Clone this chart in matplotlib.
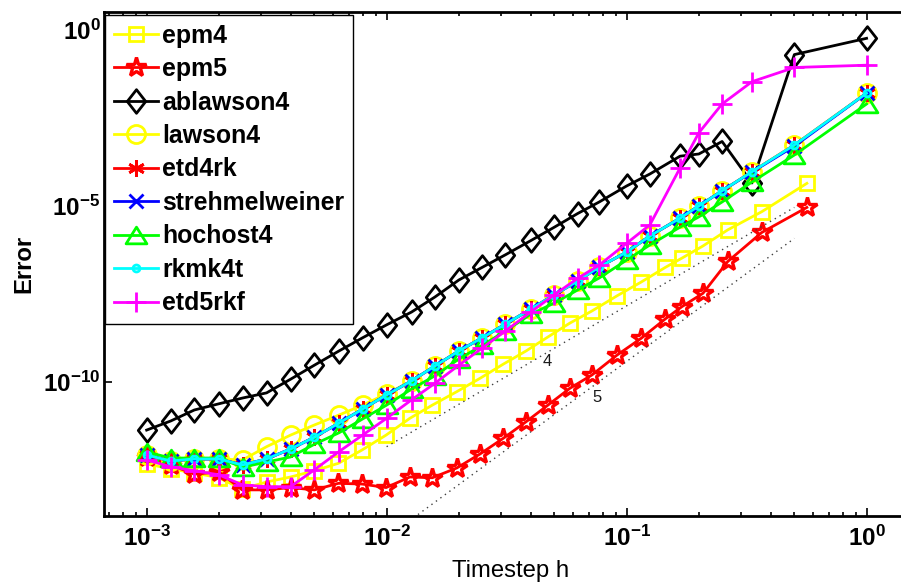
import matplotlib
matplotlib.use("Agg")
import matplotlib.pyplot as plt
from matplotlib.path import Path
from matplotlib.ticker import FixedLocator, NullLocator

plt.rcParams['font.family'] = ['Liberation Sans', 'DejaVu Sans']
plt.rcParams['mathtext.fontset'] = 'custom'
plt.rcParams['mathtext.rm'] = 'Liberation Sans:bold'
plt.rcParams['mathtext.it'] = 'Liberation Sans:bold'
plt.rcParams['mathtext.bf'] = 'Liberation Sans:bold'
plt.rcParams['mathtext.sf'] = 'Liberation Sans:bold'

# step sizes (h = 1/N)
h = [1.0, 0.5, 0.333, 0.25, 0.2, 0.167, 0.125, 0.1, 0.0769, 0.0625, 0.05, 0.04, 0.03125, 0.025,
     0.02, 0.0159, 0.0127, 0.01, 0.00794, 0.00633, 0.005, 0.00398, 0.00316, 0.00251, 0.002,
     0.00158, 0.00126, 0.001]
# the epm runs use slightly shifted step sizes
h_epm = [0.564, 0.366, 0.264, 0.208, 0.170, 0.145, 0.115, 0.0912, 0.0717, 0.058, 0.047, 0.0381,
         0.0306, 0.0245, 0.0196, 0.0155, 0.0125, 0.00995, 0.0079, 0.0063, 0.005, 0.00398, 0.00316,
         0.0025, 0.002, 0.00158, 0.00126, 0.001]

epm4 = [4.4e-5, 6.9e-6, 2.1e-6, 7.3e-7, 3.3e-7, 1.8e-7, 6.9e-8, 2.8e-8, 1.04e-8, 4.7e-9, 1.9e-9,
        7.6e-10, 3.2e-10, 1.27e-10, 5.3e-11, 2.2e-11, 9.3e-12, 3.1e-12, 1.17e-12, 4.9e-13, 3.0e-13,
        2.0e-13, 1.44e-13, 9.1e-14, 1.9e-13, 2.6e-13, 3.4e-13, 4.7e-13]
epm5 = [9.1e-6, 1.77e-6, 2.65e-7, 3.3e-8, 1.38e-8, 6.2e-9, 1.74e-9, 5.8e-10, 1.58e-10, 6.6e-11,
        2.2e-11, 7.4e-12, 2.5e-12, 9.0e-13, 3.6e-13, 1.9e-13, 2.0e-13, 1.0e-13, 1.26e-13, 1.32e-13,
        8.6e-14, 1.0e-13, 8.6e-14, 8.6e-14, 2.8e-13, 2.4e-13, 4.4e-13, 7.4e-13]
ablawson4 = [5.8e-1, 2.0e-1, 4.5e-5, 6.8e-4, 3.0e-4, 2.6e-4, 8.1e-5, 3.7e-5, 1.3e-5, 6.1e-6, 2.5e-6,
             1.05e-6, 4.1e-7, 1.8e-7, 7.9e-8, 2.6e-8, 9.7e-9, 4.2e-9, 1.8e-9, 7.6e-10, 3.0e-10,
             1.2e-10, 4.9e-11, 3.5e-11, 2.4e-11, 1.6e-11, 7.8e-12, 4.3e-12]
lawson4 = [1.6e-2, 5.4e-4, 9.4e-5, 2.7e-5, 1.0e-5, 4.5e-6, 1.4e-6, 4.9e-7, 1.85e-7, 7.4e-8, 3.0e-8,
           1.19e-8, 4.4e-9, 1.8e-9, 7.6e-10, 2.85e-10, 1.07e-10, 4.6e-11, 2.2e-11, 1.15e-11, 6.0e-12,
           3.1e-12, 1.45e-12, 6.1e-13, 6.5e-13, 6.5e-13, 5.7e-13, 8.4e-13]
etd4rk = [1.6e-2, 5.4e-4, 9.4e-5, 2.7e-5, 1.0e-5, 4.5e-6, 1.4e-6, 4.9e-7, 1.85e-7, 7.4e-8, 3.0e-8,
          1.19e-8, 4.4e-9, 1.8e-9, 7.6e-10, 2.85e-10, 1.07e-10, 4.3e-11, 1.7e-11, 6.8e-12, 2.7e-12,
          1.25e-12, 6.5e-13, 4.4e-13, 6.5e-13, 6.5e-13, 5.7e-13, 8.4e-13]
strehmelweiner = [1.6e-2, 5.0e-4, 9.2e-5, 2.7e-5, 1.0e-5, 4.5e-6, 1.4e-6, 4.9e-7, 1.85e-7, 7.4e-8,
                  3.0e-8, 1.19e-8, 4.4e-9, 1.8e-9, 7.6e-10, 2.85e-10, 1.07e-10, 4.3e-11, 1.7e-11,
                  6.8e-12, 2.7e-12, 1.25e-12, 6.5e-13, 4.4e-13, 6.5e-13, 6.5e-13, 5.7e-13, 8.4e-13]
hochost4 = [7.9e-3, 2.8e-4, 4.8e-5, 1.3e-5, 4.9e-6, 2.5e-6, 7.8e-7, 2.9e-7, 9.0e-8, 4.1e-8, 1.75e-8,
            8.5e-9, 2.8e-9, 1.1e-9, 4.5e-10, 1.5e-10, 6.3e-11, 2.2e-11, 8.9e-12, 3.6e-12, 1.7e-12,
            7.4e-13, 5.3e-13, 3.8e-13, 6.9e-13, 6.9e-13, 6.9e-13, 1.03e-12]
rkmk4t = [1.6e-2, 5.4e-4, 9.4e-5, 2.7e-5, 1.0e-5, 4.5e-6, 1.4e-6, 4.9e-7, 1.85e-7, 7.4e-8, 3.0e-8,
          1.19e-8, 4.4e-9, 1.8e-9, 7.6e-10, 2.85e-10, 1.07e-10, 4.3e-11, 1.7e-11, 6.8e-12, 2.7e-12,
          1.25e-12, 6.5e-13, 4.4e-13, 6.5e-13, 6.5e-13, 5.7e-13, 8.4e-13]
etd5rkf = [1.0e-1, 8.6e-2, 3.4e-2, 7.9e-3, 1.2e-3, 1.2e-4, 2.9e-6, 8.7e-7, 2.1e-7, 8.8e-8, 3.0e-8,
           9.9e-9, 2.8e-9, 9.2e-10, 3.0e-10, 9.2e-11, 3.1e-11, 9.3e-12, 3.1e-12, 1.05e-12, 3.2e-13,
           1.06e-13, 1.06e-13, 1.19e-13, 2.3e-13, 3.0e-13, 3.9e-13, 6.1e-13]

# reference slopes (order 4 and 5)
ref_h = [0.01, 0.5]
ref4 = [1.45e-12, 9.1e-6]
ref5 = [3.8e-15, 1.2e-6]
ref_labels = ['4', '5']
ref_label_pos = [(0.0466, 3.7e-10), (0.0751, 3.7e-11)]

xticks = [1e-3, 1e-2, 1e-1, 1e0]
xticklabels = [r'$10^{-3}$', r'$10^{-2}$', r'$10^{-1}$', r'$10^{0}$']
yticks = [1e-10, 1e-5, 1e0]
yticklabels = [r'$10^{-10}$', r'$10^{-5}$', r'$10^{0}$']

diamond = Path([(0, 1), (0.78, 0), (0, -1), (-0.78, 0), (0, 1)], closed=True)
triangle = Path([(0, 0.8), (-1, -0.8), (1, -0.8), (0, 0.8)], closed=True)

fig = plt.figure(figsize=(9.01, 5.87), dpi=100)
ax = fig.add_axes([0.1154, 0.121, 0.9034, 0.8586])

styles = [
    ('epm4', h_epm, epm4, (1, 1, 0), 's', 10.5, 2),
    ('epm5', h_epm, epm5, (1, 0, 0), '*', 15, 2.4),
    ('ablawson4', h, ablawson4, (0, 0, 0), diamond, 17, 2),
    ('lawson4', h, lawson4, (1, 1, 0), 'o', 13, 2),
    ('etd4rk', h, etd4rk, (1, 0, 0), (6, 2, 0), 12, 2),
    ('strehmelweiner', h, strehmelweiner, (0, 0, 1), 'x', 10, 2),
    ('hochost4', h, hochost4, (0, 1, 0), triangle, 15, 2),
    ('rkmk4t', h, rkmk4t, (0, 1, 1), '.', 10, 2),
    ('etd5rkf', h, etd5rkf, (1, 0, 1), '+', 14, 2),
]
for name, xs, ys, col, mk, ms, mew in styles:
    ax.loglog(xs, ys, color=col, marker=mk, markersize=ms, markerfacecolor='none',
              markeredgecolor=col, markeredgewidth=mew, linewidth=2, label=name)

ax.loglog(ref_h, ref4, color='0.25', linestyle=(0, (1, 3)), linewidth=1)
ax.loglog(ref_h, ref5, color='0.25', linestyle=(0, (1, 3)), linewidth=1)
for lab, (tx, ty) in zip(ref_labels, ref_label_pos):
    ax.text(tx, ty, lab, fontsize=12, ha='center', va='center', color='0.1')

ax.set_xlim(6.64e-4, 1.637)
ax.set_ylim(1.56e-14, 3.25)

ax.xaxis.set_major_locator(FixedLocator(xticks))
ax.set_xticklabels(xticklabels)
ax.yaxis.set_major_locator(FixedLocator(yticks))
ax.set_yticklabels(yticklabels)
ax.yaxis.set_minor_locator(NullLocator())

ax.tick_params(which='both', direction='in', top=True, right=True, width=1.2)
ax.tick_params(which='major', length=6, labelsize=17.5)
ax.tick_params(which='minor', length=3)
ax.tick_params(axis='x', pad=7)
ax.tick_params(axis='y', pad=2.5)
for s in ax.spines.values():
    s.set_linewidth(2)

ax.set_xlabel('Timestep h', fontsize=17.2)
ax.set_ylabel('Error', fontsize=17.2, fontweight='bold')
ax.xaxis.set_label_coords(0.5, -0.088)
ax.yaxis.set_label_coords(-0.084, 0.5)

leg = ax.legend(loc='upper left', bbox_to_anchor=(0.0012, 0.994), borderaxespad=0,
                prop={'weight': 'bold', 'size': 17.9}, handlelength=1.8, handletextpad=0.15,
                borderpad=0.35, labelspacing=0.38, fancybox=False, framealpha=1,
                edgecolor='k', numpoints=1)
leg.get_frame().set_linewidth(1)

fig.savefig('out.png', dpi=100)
#####
Copy nothing but the lines from the first one in the listing through the line with "from matplotlib.ticker import", and omit the pictures.

Clone this chart in matplotlib.
import matplotlib
matplotlib.use("Agg")
import matplotlib.pyplot as plt
from matplotlib.path import Path
from matplotlib.ticker import FixedLocator, NullLocator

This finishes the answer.